REQUEST:
Print the listing from its top line through the line containing "Chart.register(...registerables);", nothing more, and leave out the pictures.

--- START DATA EXCERPT ---

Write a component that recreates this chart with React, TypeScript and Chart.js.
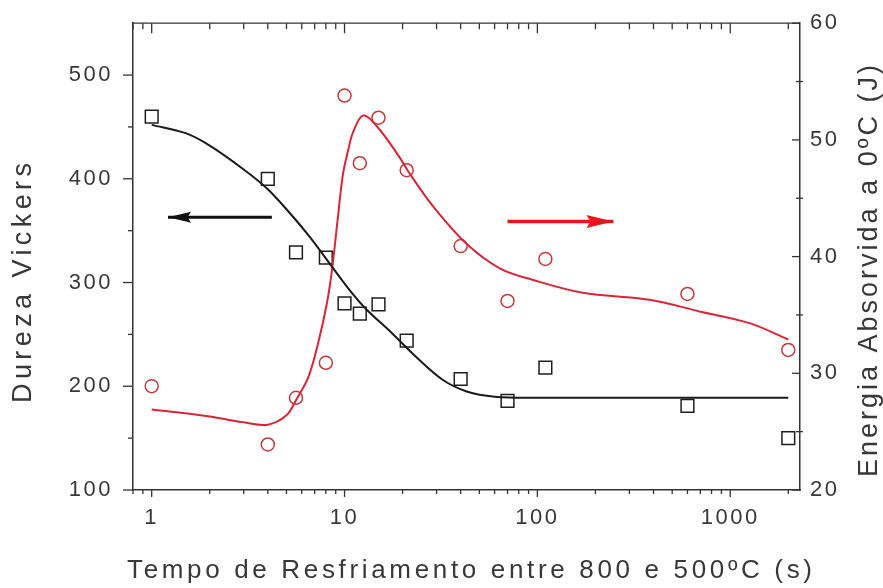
import React, { useEffect, useRef } from "react";
import { Chart, registerables } from "chart.js";

Chart.register(...registerables);

// ---- Data ----
const hardnessTime = [1, 4, 5.6, 8, 10, 12, 15, 21, 40, 70, 110, 600, 2000];
const hardnessHV = [460, 400, 329, 324, 280, 270, 279, 244, 207, 186, 218, 181, 150];

const energyTime = [1, 4, 5.6, 8, 10, 12, 15, 21, 40, 70, 110, 600, 2000];
const energyJ = [28.9, 23.9, 27.9, 30.9, 53.8, 48.0, 51.9, 47.4, 40.9, 36.2, 39.8, 36.8, 32.0];

const hardnessFitTime = [1, 1.5, 2, 3, 4, 5.2, 6.6, 8.4, 10.6, 13, 17.2, 23.6, 32.4, 43, 60, 100, 2000];
const hardnessFitHV = [452, 444, 432, 409, 390, 367, 344, 318, 293, 274, 253, 228, 206, 195, 190, 189, 189];

const energyFitTime = [1, 2, 3, 4, 5, 5.6, 6.5, 7.3, 8.1, 8.6, 9.2, 9.8, 10.4, 11.1, 12.5, 15, 19.3, 21.8, 28.8, 42.9, 63.8, 95, 172, 382, 693, 1259, 2000];
const energyFitJ = [26.9, 26.3, 25.8, 25.6, 26.4, 27.7, 29.7, 32.6, 36.0, 38.8, 43.1, 47.0, 49.0, 50.7, 52.1, 51.0, 48.5, 47.1, 44.3, 41.1, 39.0, 38.0, 36.9, 36.3, 35.3, 34.3, 32.9];

const leftArrowTime = [4.2, 1.215];
const leftArrowHV = [363, 363];
const rightArrowTime = [70, 248];
const rightArrowJ = [43, 43];

const xTickLabels = [1, 10, 100, 1000];
const leftTickLabels = [100, 200, 300, 400, 500];
const rightTickLabels = [20, 30, 40, 50, 60];
const leftMinorTicks = [150, 250, 350, 450];
const rightMinorTicks = [25, 35, 45, 55];

const xTitle = "Tempo de Resfriamento entre 800 e 500ºC (s)";
const leftTitle = "Dureza Vickers";
const rightTitle = "Energia Absorvida a 0ºC (J)";

const X_MIN = 0.8;
const X_MAX = 2300;

const toPts = (xs: number[], ys: number[]) => xs.map((x, i) => ({ x, y: ys[i] }));

const FONT = '"Liberation Sans", Arial, sans-serif';
const TEXT_COLOR = "#383838";
const AXIS_COLOR = "#333";

const spacingPlugin = {
  id: "spacing",
  beforeDraw(chart: any) {
    (chart.ctx as any).letterSpacing = "2.5px";
  },
};

const frameTicksPlugin = {
  id: "frameTicks",
  afterDraw(chart: any) {
    const { ctx, chartArea } = chart;
    const { left, right, top, bottom } = chartArea;
    const xs = chart.scales.x;
    const yl = chart.scales.y;
    const yr = chart.scales.y1;
    ctx.save();
    ctx.strokeStyle = AXIS_COLOR;
    ctx.lineWidth = 1.3;
    ctx.beginPath();
    ctx.moveTo(left, top);
    ctx.lineTo(right, top);
    ctx.stroke();
    for (const d of [0.1, 1, 10, 100, 1000]) {
      for (let m = 1; m <= 9; m++) {
        const v = m * d;
        if (v < X_MIN - 1e-9 || v > X_MAX) continue;
        const px = xs.getPixelForValue(v);
        const major = m === 1;
        ctx.beginPath();
        ctx.moveTo(px, bottom);
        ctx.lineTo(px, bottom + (major ? 7 : 4));
        ctx.moveTo(px, top);
        ctx.lineTo(px, top + (major ? 10 : 6));
        ctx.stroke();
      }
    }
    for (const v of leftTickLabels) {
      const py = yl.getPixelForValue(v);
      ctx.beginPath();
      ctx.moveTo(left - 10, py);
      ctx.lineTo(left, py);
      ctx.stroke();
    }
    for (const v of leftMinorTicks) {
      const py = yl.getPixelForValue(v);
      ctx.beginPath();
      ctx.moveTo(left - 5, py);
      ctx.lineTo(left, py);
      ctx.stroke();
    }
    for (const v of rightTickLabels) {
      const py = yr.getPixelForValue(v);
      ctx.beginPath();
      ctx.moveTo(right - 8, py);
      ctx.lineTo(right, py);
      ctx.stroke();
    }
    for (const v of rightMinorTicks) {
      const py = yr.getPixelForValue(v);
      ctx.beginPath();
      ctx.moveTo(right - 4, py);
      ctx.lineTo(right + 3, py);
      ctx.stroke();
    }
    ctx.restore();
  },
};

const arrowHeadPlugin = {
  id: "arrowHeads",
  afterDatasetsDraw(chart: any) {
    const { ctx } = chart;
    chart.data.datasets.forEach((ds: any, i: number) => {
      if (!ds.arrowHead) return;
      const meta = chart.getDatasetMeta(i);
      const pts = meta.data;
      if (pts.length < 2) return;
      const a = pts[pts.length - 2];
      const b = pts[pts.length - 1];
      const ang = Math.atan2(b.y - a.y, b.x - a.x);
      const L = ds.arrowHead.length;
      const W = ds.arrowHead.halfWidth;
      ctx.save();
      ctx.translate(b.x, b.y);
      ctx.rotate(ang);
      ctx.beginPath();
      ctx.moveTo(0, 0);
      ctx.lineTo(-L, -W);
      ctx.lineTo(-L * 0.85, 0);
      ctx.lineTo(-L, W);
      ctx.closePath();
      ctx.fillStyle = ds.borderColor;
      ctx.fill();
      ctx.restore();
    });
  },
};

const drawSpacedText = (
  ctx: CanvasRenderingContext2D,
  text: string,
  x: number,
  y: number,
  rotation: number,
  targetWidth: number,
  font: string
) => {
  ctx.save();
  ctx.font = font;
  (ctx as any).letterSpacing = "0px";
  const w0 = ctx.measureText(text).width;
  const n = Array.from(text).length;
  const ls = (targetWidth - w0) / (n - 1);
  (ctx as any).letterSpacing = `${ls}px`;
  ctx.translate(x, y);
  ctx.rotate(rotation);
  ctx.textAlign = "left";
  ctx.textBaseline = "alphabetic";
  ctx.fillStyle = TEXT_COLOR;
  ctx.fillText(text, 0, 0);
  ctx.restore();
};

const titlesPlugin = {
  id: "titles",
  afterDraw(chart: any) {
    const ctx = chart.ctx as CanvasRenderingContext2D;
    drawSpacedText(ctx, xTitle, 127, 578, 0, 685, `26px ${FONT}`);
    drawSpacedText(ctx, leftTitle, 31, 403, -Math.PI / 2, 240, `27px ${FONT}`);
    drawSpacedText(ctx, rightTitle, 877, 477, -Math.PI / 2, 412, `27px ${FONT}`);
  },
};

export default function App() {
  const canvasRef = useRef<HTMLCanvasElement | null>(null);

  useEffect(() => {
    document.body.style.margin = "0";
    const canvas = canvasRef.current;
    if (!canvas) return;

    const tickFont = { family: FONT, size: 22 };

    const chart = new Chart(canvas, {
      type: "scatter",
      data: {
        datasets: [
          {
            label: "Ajuste dureza",
            data: toPts(hardnessFitTime, hardnessFitHV),
            yAxisID: "y",
            showLine: true,
            borderColor: "#1a1a1a",
            borderWidth: 2,
            pointRadius: 0,
            tension: 0.35,
          } as any,
          {
            label: "Ajuste energia",
            data: toPts(energyFitTime, energyFitJ),
            yAxisID: "y1",
            showLine: true,
            borderColor: "#d7263a",
            borderWidth: 2,
            pointRadius: 0,
            tension: 0.35,
          } as any,
          {
            label: "Dureza Vickers",
            data: toPts(hardnessTime, hardnessHV),
            yAxisID: "y",
            pointStyle: "rect",
            pointRadius: 9,
            borderColor: "#1e1e1e",
            borderWidth: 1.5,
            backgroundColor: "rgba(0,0,0,0)",
          },
          {
            label: "Energia absorvida",
            data: toPts(energyTime, energyJ),
            yAxisID: "y1",
            pointStyle: "circle",
            pointRadius: 6.5,
            borderColor: "#c23a3e",
            borderWidth: 1.5,
            backgroundColor: "rgba(0,0,0,0)",
          },
          {
            label: "seta dureza",
            data: toPts(leftArrowTime, leftArrowHV),
            yAxisID: "y",
            showLine: true,
            borderColor: "#111111",
            borderWidth: 3,
            pointRadius: 0,
            arrowHead: { length: 23, halfWidth: 5.5 },
          } as any,
          {
            label: "seta energia",
            data: toPts(rightArrowTime, rightArrowJ),
            yAxisID: "y1",
            showLine: true,
            borderColor: "#e8171b",
            borderWidth: 3.5,
            pointRadius: 0,
            arrowHead: { length: 27, halfWidth: 6.5 },
          } as any,
        ],
      },
      options: {
        responsive: false,
        animation: false,
        devicePixelRatio: 1,
        layout: { padding: { top: 23, left: 0, right: 0, bottom: 0 } },
        plugins: {
          legend: { display: false },
          tooltip: { enabled: false },
          title: { display: false },
        },
        scales: {
          x: {
            type: "logarithmic",
            position: "bottom",
            min: X_MIN,
            max: X_MAX,
            grid: { display: false, drawTicks: true, tickLength: 8 },
            border: { display: true, color: AXIS_COLOR, width: 1.5 },
            ticks: {
              font: tickFont,
              color: TEXT_COLOR,
              padding: 7,
              autoSkip: false,
              maxRotation: 0,
              callback: (v: any) => String(v),
            },
            afterBuildTicks: (s: any) => {
              s.ticks = xTickLabels.map((v) => ({ value: v }));
            },
            afterFit: (s: any) => {
              s.height = 98;
            },
          },
          y: {
            type: "linear",
            position: "left",
            min: 100,
            max: 550,
            grid: { display: false, drawTicks: true, tickLength: 10 },
            border: { display: true, color: AXIS_COLOR, width: 1.5 },
            ticks: {
              font: tickFont,
              color: TEXT_COLOR,
              padding: 10,
              callback: (v: any) => String(v),
            },
            afterBuildTicks: (s: any) => {
              s.ticks = leftTickLabels.map((v) => ({ value: v }));
            },
            afterFit: (s: any) => {
              s.width = 133;
            },
          },
          y1: {
            type: "linear",
            position: "right",
            min: 20,
            max: 60,
            grid: { display: false, drawTicks: true, tickLength: 4, drawOnChartArea: false },
            border: { display: true, color: AXIS_COLOR, width: 1.5 },
            ticks: {
              font: tickFont,
              color: TEXT_COLOR,
              padding: 6,
              callback: (v: any) => String(v),
            },
            afterBuildTicks: (s: any) => {
              s.ticks = rightTickLabels.map((v) => ({ value: v }));
            },
            afterFit: (s: any) => {
              s.width = 83;
            },
          },
        },
      } as any,
      plugins: [spacingPlugin, frameTicksPlugin, arrowHeadPlugin, titlesPlugin],
    });

    return () => {
      chart.destroy();
    };
  }, []);

  return (
    <div style={{ position: "fixed", left: 0, top: 0, width: 883, height: 588, background: "#fff" }}>
      <canvas ref={canvasRef} width={883} height={588} />
    </div>
  );
}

--- END DATA EXCERPT ---

TASK RESULT:
Write a component that recreates this chart with React, TypeScript and Chart.js.
import React, { useEffect, useRef } from "react";
import { Chart, registerables } from "chart.js";

Chart.register(...registerables);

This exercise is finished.